About as special as two days before when Akbar, the Fox stringer who Geraldo first hired back in the Tora Bora days, heard me waxing nostalgic about Kabuli Pulau (the amazing Afghan rice dish with raisins and cashews and saffron and shredded carrots). It's Greg's favorite. Lo and behold the next day Akbar shows up with a pot big enough to feed a small wedding party of Kabuli Pulau. His sister had cooked it for our team - during Ramadan no less - during the day while she was fasting and probably very hungry. It was delicious and so generous that it really made us blush.
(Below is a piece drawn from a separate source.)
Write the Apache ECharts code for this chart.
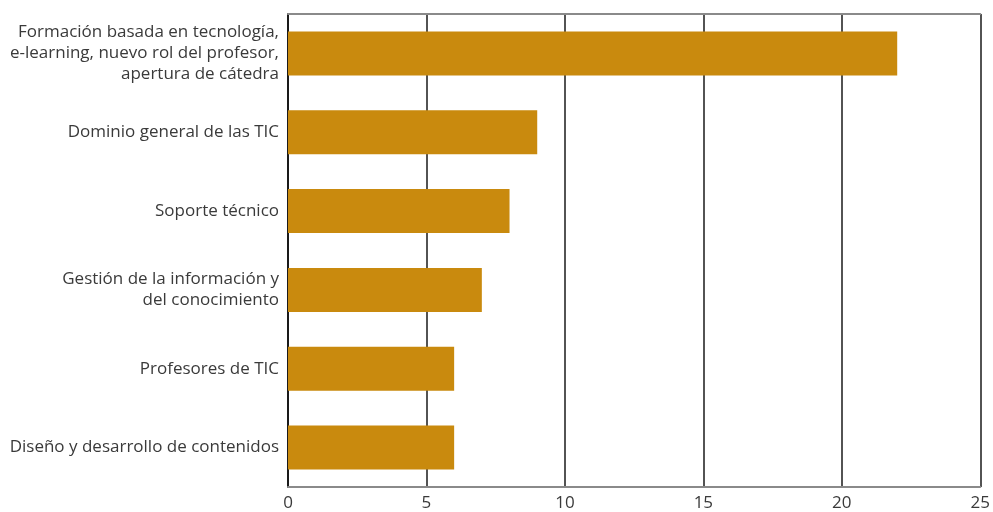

The scene at the airport was a bit different than the one on the way in. Leaving Kabul were mostly Western aid workers, with loosely covered scarves over their long blond hair, some traveling with children being raised in Kabul. One blond-haired little girl sat quietly on her car seat - a Western safety precaution that looked a bit out of place in the rough and tumble streets of Kabul. Given the daily risks that her parents were having by living with her there, I think you probably could forget the car seat. Anyway, on the way in it had been a scene right out of central casting at the airport in Dubai. The lounge was filled with one bald, muscle bound security contractor after another. It looked like a casting call for Blackwater, Inc. Now I get the bald thing. being fit and having a bald head I now know how strong and somewhat intimidating that can make one feel, but really it is such a cliche in a war zone - and where do they all get those wraparound sunglasses?

We boarded the Safi Airlines flight back to Dubai. Did a little duty free shopping. The boys stopped for a Happy Meal at the airport McDonald's. (I nearly broke down and had a french fry - afterall, how much worse for me could it have been than sucking the black fumes of the fires set by the anti-narcotic task force as they demonstrated how they captured all sorts of heroin and hashish at their training camp south of Kabul? But I didn't. We boarded the plane and my phone rang. It was my dentist's friend who had just been diagnosed with stage 2 breast cancer. Mother of 3. I could tell in her voice she was terrified. She was starting chemo next week and was going to look for wigs on Sunday. On the tarmac in Dubai until it was wheels up, I tried to take myself back to those feelings of fear less than one year ago when I too didn't know what awaited me. I tried to remember what all of the survivors who had coached me through that time had said - what was helpful, what was not. I wanted to empathize but i also wanted to give her the old Vince Lombardi - get back in the game pep talk that helped me psychologically get through. I hope she knows that I totally empathize and know what she is going through. She kept telling me she was frustrated the doctors' wouldn't give her a prognosis. I said they never will and even if they did, don't listen to them because "you are going to survive," I told her. "From one mother who knows, no matter what they say, you are going to survive." I promise.You just have to kick cancer's ass and never look back.